The manufacturing sector in Russia has been posting growth for the seventh month running, RIA Novosti reported citing S&P Global.
According to S&P Global, the Purchasing Managers’ Index (PMI) in Russia’s manufacturing sector hit 54.5 in September, up from 52.7 in August. A PMI above 50 represents an industry’s expansion against the previous period, while a PMI under 50 indicates a contraction. In Russia, PMI has been signaling growth for seven months.
As the analysts note, expansion is largely driven by domestic demand, with employment in the real sector climbing at the steepest rate in almost 23 years. S&P Global also recorded a sharp improvement in operating conditions.

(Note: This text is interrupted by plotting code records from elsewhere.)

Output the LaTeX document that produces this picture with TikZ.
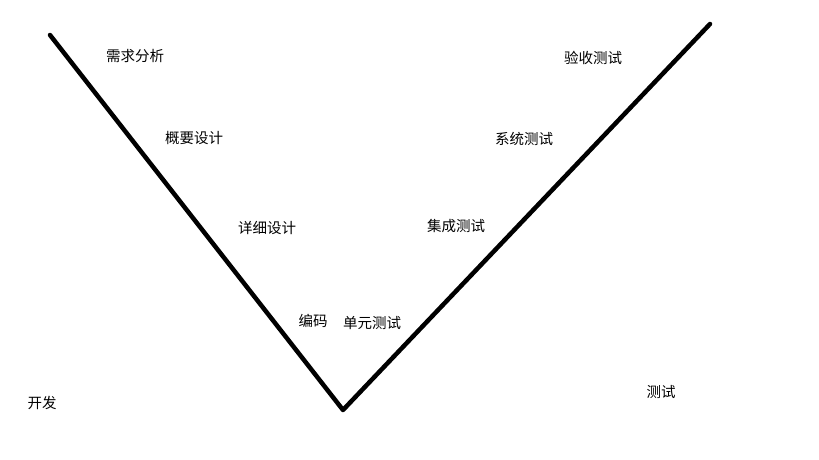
\documentclass[tikz,border=0pt]{standalone}
\usepackage{fontspec}
\newfontfamily\cjk{Noto Sans CJK SC}
\tikzset{lbl/.style={font=\cjk\fontsize{14.5}{15}\selectfont, inner sep=0pt, anchor=center},
vline/.style={line width=4.5pt, line cap=round, line join=round}}
\begin{document}
\begin{tikzpicture}[x=1pt,y=-1pt]
\useasboundingbox (0,0) rectangle (819,460);
\fill[white] (0,0) rectangle (819,460);
\coordinate (tl) at (50,35);
\coordinate (v) at (343,410);
\coordinate (tr) at (710,24);
\draw[vline] (tl) -- (v) -- (tr);
\node[lbl] (n1) at (135,56) {需求分析};
\node[lbl] (n2) at (194,138) {概要设计};
\node[lbl] (n3) at (267,228) {详细设计};
\node[lbl] (n4) at (313,321) {编码};
\node[lbl] (n5) at (372,323) {单元测试};
\node[lbl] (n6) at (456,226) {集成测试};
\node[lbl] (n7) at (524,139) {系统测试};
\node[lbl] (n8) at (593,58) {验收测试};
\node[lbl] (n9) at (42,403) {开发};
\node[lbl] (n10) at (661,392) {测试};
\end{tikzpicture}
\end{document}
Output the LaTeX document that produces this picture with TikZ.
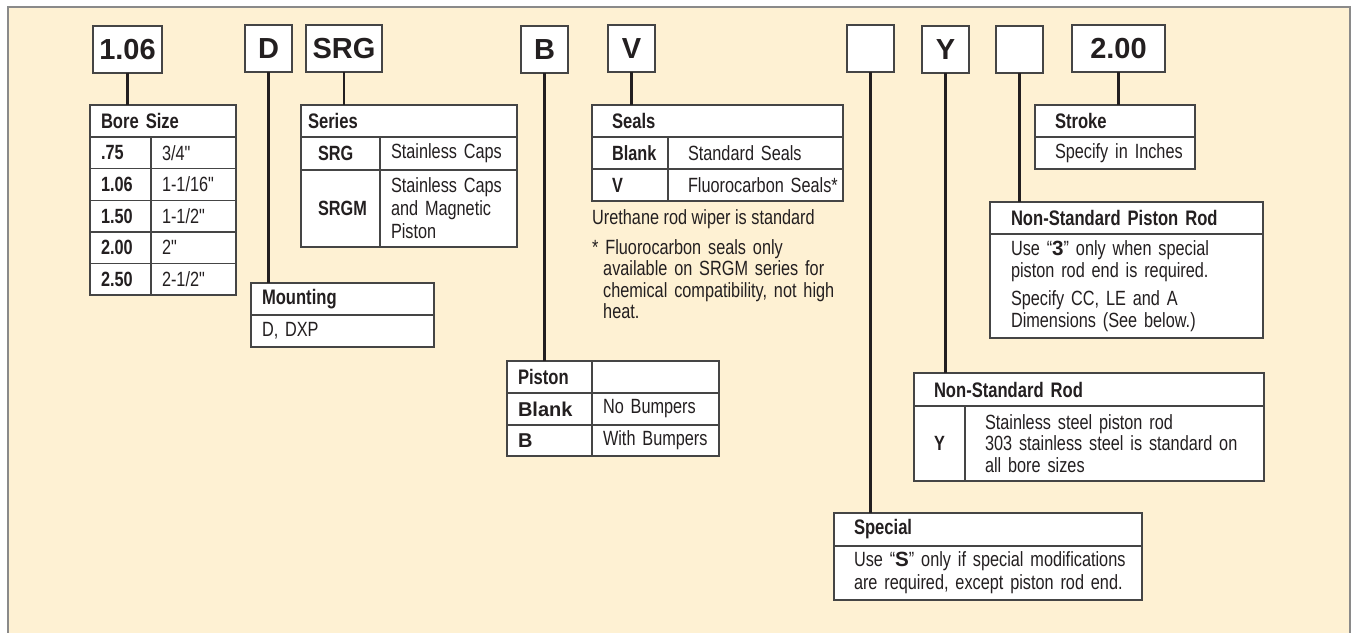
\documentclass[tikz,border=0pt]{standalone}
\usepackage{fontspec}
\setmainfont{Liberation Sans}[Ligatures=TeXOff]
\newfontfamily\cnd{Liberation Sans}[FakeStretch=0.79,Ligatures=TeXOff]
\usetikzlibrary{positioning}
\definecolor{paper}{HTML}{FEF1D3}
\definecolor{rim}{HTML}{8A8A8A}
\definecolor{ink}{HTML}{231F20}
\definecolor{grid}{HTML}{454545}

\begin{document}
\begin{tikzpicture}[x=1pt,y=-1pt,
    code/.style={draw=grid,line width=1.6pt,fill=white,minimum width=47pt,minimum height=47pt,inner sep=0pt,outer sep=0pt,text=ink,font=\bfseries\fontsize{29}{30}\selectfont},
    cell/.style={draw=grid,line width=1.4pt,fill=white,anchor=north west,inner sep=0pt,outer sep=0pt,align=left,minimum height=32pt,text=ink,font=\cnd\fontsize{20.6}{22}\selectfont,pad=11pt},
    pad/.style={execute at begin node={\leftskip=#1\relax}},
    head/.style={font=\cnd\bfseries\fontsize{21}{23}\selectfont},
    key/.style={font=\cnd\bfseries\fontsize{20.6}{22}\selectfont},
    wide/.style={font=\bfseries\fontsize{20}{22}\selectfont},
    note/.style={anchor=north west,inner sep=0pt,align=left,text=ink,font=\cnd\fontsize{20.6}{21.5}\selectfont},
    wire/.style={draw=ink,line width=2.6pt}]
  \useasboundingbox (0,0) rectangle (1351,632);
  \clip (0,0) rectangle (1351,632);
  \draw[rim,line width=1.3pt,fill=paper] (8,7) rectangle (1350,700);

  % order code
  \node[code,minimum width=69pt] (c106) at (127.5,49.5) {1.06};
  \node[code] (cmount) at (268.5,48.5) {D};
  \node[code,minimum width=76pt] (cseries) at (344,48.5) {SRG};
  \node[code] (cpiston) at (544.5,49.5) {B};
  \node[code] (cseals) at (631.5,48.5) {V};
  \node[code] (cspecial) at (870.5,48.5) {};
  \node[code] (crod) at (945.5,49.5) {Y};
  \node[code] (crodend) at (1019.5,49.5) {};
  \node[code,minimum width=93pt] (cstroke) at (1118.5,48.5) {2.00};

  % bore size
  \node[cell,head,text width=146pt] (bore) at (90,105) {Bore Size};
  \foreach \sz/\inch [count=\i] in {.75/{3/4"},1.06/{1-1/16"},1.50/{1-1/2"},2.00/{2"},2.50/{2-1/2"}}{
    \node[cell,key,text width=61pt,minimum height=31.6pt] (bs\i) at (90,{137+31.6*(\i-1)}) {\sz};
    \node[cell,text width=85pt,minimum height=31.6pt,right=0pt of bs\i] (bi\i) {\inch};
  }

  % series
  \node[cell,head,text width=216pt,pad=7pt] (series) at (301,105) {Series};
  \node[cell,key,text width=79pt,minimum height=33pt,pad=17pt] (srg) at (series.south west) {SRG};
  \node[cell,text width=137pt,minimum height=33pt,right=0pt of srg] (srgtext) {Stainless Caps};
  \node[cell,key,text width=79pt,minimum height=77pt,pad=17pt] (srgm) at (srg.south west) {SRGM};
  \node[cell,text width=137pt,minimum height=77pt,font=\cnd\fontsize{20.6}{23}\selectfont,right=0pt of srgm] (srgmtext) {Stainless Caps\\and Magnetic\\Piston};

  % mounting
  \node[cell,head,text width=183pt] (mount) at (251,283) {Mounting};
  \node[cell,text width=183pt] (mountopt) at (mount.south west) {D, DXP};

  % seals
  \node[cell,head,text width=251pt,pad=20pt] (seals) at (592,105) {Seals};
  \node[cell,key,text width=76pt,pad=20pt] (sblank) at (seals.south west) {Blank};
  \node[cell,text width=175pt,pad=20pt,right=0pt of sblank] (sstd) {Standard Seals};
  \node[cell,key,text width=76pt,pad=20pt] (sv) at (sblank.south west) {V};
  \node[cell,text width=175pt,pad=20pt,right=0pt of sv] (sfluoro) {Fluorocarbon Seals*};
  \node[note] (wiper) at (592,209) {Urethane rod wiper is standard};
  \node[note,text width=250pt,pad=11pt] (fluoronote) at (592,239) {\hspace*{-11pt}* Fluorocarbon seals only\\available on SRGM series for\\chemical compatibility, not high\\heat.};

  % piston
  \node[cell,head,text width=85pt] (piston) at (507,361) {Piston};
  \node[cell,text width=127pt,right=0pt of piston] (pistonempty) {};
  \node[cell,wide,text width=85pt] (pnone) at (piston.south west) {Blank};
  \node[cell,text width=127pt,right=0pt of pnone] (pnonetext) {No Bumpers};
  \node[cell,wide,text width=85pt,minimum height=31pt] (pbump) at (pnone.south west) {B};
  \node[cell,text width=127pt,minimum height=31pt,right=0pt of pbump] (pbumptext) {With Bumpers};

  % stroke
  \node[cell,head,text width=160pt,pad=20pt] (stroke) at (1035,105) {Stroke};
  \node[cell,text width=160pt,pad=20pt] (strokeopt) at (stroke.south west) {Specify in Inches};

  % non-standard piston rod
  \node[cell,head,text width=273pt,pad=21pt] (rodend) at (990,202) {Non-Standard Piston Rod};
  \node[cell,text width=273pt,pad=21pt,minimum height=104pt,font=\cnd\fontsize{20.6}{21.5}\selectfont] (rodendopt) at (rodend.south west) {Use “{\rmfamily\bfseries 3}” only when special\\piston rod end is required.\\[7pt]Specify CC, LE and A\\Dimensions (See below.)};

  % non-standard rod
  \node[cell,head,text width=350pt,pad=20pt,minimum height=33pt] (rod) at (914,373) {Non-Standard Rod};
  \node[cell,key,text width=51pt,pad=20pt,minimum height=75pt] (rody) at (rod.south west) {Y};
  \node[cell,text width=299pt,pad=20pt,minimum height=75pt,font=\cnd\fontsize{20.6}{21.7}\selectfont,right=0pt of rody] (rodtext) {Stainless steel piston rod\\303 stainless steel is standard on\\all bore sizes};

  % special
  \node[cell,head,text width=308pt,pad=20pt,minimum height=33pt] (special) at (834,513) {Special};
  \node[cell,text width=308pt,pad=20pt,minimum height=54pt,font=\cnd\fontsize{20.6}{23}\selectfont] (specialopt) at (special.south west) {Use “{\rmfamily\bfseries S}” only if special modifications\\are required, except piston rod end.};

  % leaders
  \foreach \a/\b in {c106/bore,cmount/mount,cseries/series,cpiston/piston,cseals/seals,cspecial/special,crod/rod,crodend/rodend,cstroke/stroke}
    \draw[wire] (\a.south) -- (\a.south |- \b.north);
\end{tikzpicture}
\end{document}
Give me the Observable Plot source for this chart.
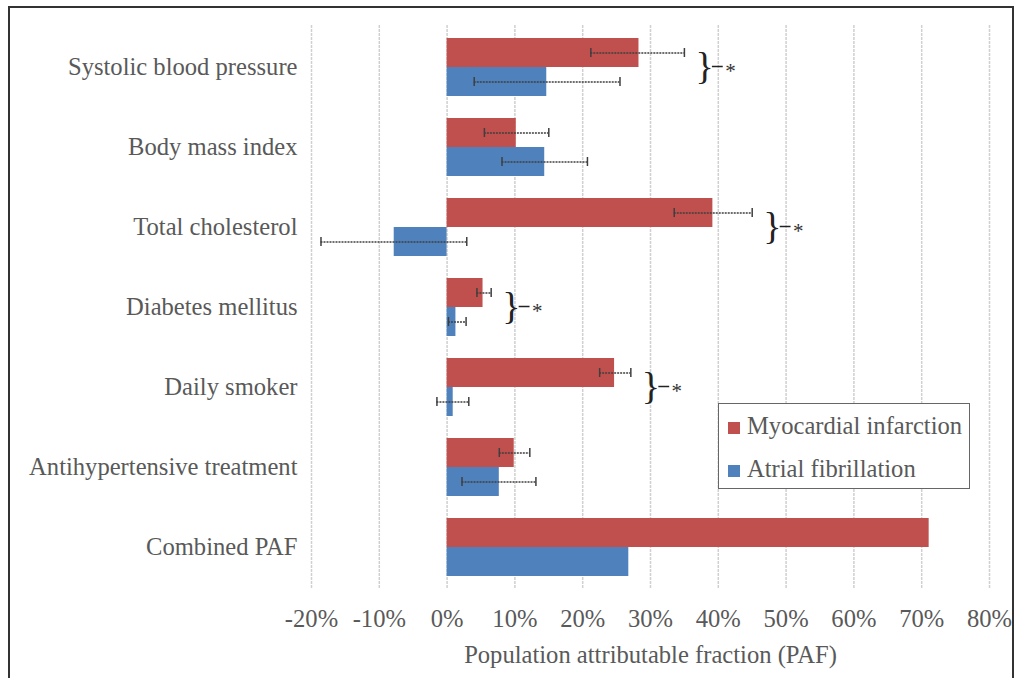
<!DOCTYPE html>
<html><head><meta charset="utf-8">
<script src="https://cdn.jsdelivr.net/npm/d3@7"></script>
<script src="https://cdn.jsdelivr.net/npm/@observablehq/plot@0.6"></script>
<style>
body{margin:0;background:#fff;font-family:"Liberation Serif","Times New Roman",serif;}
#wrap{position:relative;width:1021px;height:678px;overflow:hidden;}
#chart{position:absolute;left:0;top:0;}
#frame{position:absolute;left:8px;top:6px;width:1006px;height:720px;border:2px solid #333;box-sizing:border-box;pointer-events:none;}
#legend{position:absolute;left:718px;top:403px;width:252px;height:86px;border:1px solid #666;box-sizing:border-box;background:#fff;}
#legend .item{position:absolute;left:9px;height:24px;line-height:24px;font-size:24.6px;color:#595959;white-space:nowrap;}
#legend .sw{display:inline-block;width:12px;height:12px;margin-right:7px;vertical-align:0px;}
</style></head>
<body><div id="wrap"><div id="chart"></div><div id="frame"></div><div id="legend"></div></div>
<script>
const categories = ["Systolic blood pressure", "Body mass index", "Total cholesterol", "Diabetes mellitus", "Daily smoker", "Antihypertensive treatment", "Combined PAF"];
const seriesNames = ["Myocardial infarction", "Atrial fibrillation"];
const seriesColors = ["#C0504D", "#4F81BD"];
const miValues = [28.3, 10.2, 39.2, 5.3, 24.7, 9.9, 71.1];
const miLow    = [21.2, 5.5, 33.5, 4.4, 22.5, 7.7, null];
const miHigh   = [35.0, 15.0, 45.0, 6.5, 27.1, 12.2, null];
const afValues = [14.7, 14.4, -7.8, 1.3, 0.9, 7.7, 26.8];
const afLow    = [4.0, 8.1, -18.6, 0.2, -1.5, 2.2, null];
const afHigh   = [25.5, 20.7, 2.9, 2.8, 3.2, 13.1, null];
const significant = [true, false, true, true, true, false, false];
const xTicks = [-20, -10, 0, 10, 20, 30, 40, 50, 60, 70, 80];
const xTitle = "Population attributable fraction (PAF)";

const mi = categories.map((c, i) => ({category: c, value: miValues[i], lo: miLow[i], hi: miHigh[i]}));
const af = categories.map((c, i) => ({category: c, value: afValues[i], lo: afLow[i], hi: afHigh[i]}));
const miErr = mi.filter(d => d.lo != null);
const afErr = af.filter(d => d.lo != null);
const sig = categories.map((c, i) => ({category: c, hi: Math.max(miHigh[i] ?? 0, afHigh[i] ?? 0), s: significant[i]})).filter(d => d.s);

const half = 29; // half of the band (each series occupies one half)
const errStyle = {stroke: "#3f3f3f", strokeWidth: 1.5};

const chart = Plot.plot({
  width: 1021, height: 678,
  marginLeft: 311, marginRight: 32, marginTop: 25, marginBottom: 89,
  style: {fontFamily: "'Liberation Serif', 'Times New Roman', serif", fontSize: "24.6px", color: "#595959", background: "transparent"},
  x: {domain: [-20, 80], ticks: xTicks, tickFormat: d => d + "%", tickSize: 0, tickPadding: 20,
      label: xTitle, labelAnchor: "center", labelOffset: 73, labelArrow: "none"},
  y: {domain: categories, paddingInner: 0.28, paddingOuter: 0.14, tickSize: 0, tickPadding: 14, label: null},
  marks: [
    Plot.ruleX(xTicks, {x: d => d, stroke: "#d0d0d0", strokeWidth: 1.5, strokeDasharray: "3,1"}),
    Plot.barX(mi, {x1: () => 0, x2: "value", y: "category", fill: seriesColors[0], insetBottom: half}),
    Plot.barX(af, {x1: () => 0, x2: "value", y: "category", fill: seriesColors[1], insetTop: half}),
    Plot.ruleY(miErr, {y: "category", x1: "lo", x2: "hi", dy: -half / 2, ...errStyle, strokeDasharray: "2,1"}),
    Plot.ruleY(afErr, {y: "category", x1: "lo", x2: "hi", dy: half / 2, ...errStyle, strokeDasharray: "2,1"}),
    Plot.tickX(miErr, {x: "lo", y: "category", insetTop: 24.5, insetBottom: 24.5, dy: -half / 2, ...errStyle}),
    Plot.tickX(miErr, {x: "hi", y: "category", insetTop: 24.5, insetBottom: 24.5, dy: -half / 2, ...errStyle}),
    Plot.tickX(afErr, {x: "lo", y: "category", insetTop: 24.5, insetBottom: 24.5, dy: half / 2, ...errStyle}),
    Plot.tickX(afErr, {x: "hi", y: "category", insetTop: 24.5, insetBottom: 24.5, dy: half / 2, ...errStyle}),
    // significance brace, connector and asterisk
    Plot.text(sig, {x: "hi", y: "category", text: () => "}", textAnchor: "start", dx: 11, dy: -1, fontSize: 38, fill: "#222"}),
    Plot.ruleY(sig, {y: "category", x1: "hi", x2: d => d.hi + 1.6, dx: 28, dy: -1, stroke: "#222", strokeWidth: 1.5}),
    Plot.text(sig, {x: "hi", y: "category", text: () => "*", dx: 46, dy: 4, fontSize: 21, fill: "#333"})
  ]
});
document.getElementById("chart").appendChild(chart);

const legend = document.getElementById("legend");
seriesNames.forEach((name, i) => {
  const item = document.createElement("div");
  item.className = "item";
  item.style.top = (10 + i * 43) + "px";
  const sw = document.createElement("span");
  sw.className = "sw";
  sw.style.background = seriesColors[i];
  item.appendChild(sw);
  item.appendChild(document.createTextNode(name));
  legend.appendChild(item);
});
</script>
</body></html>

This trend is a consequence of the market’s confident adaptation to external constraints, which is happening faster than expected. Manufacturing, construction, wholesale and retail trade are steadily expanding.
Indeed, capacity utilization for the total manufacturing sector has been growing nonstop since the beginning of the year, notes Artyom Deyev, head of analytics at AMarkets. It rose from 80.3% in the first quarter to 81% at the end of the second quarter, hitting a historical high according to the Central Bank.
“I believe this is happening because the economy is reorienting to the domestic market. The import substitution policy requires rapid saturation of the market with goods that were not available before, and that drives a strong growth in production,” the expert explained to Invest Foresight.
At the same time, the mining sector is showing the fastest growth, followed by manufacturing and construction.
“Taking this dynamic into account, I believe that factory activity will keep growing at the same pace for at least three or four more months,” Artyom Deyev forecasts. “And although it may slow down by next spring, we should not expect any drastic changes until import substitution is 100% completed.”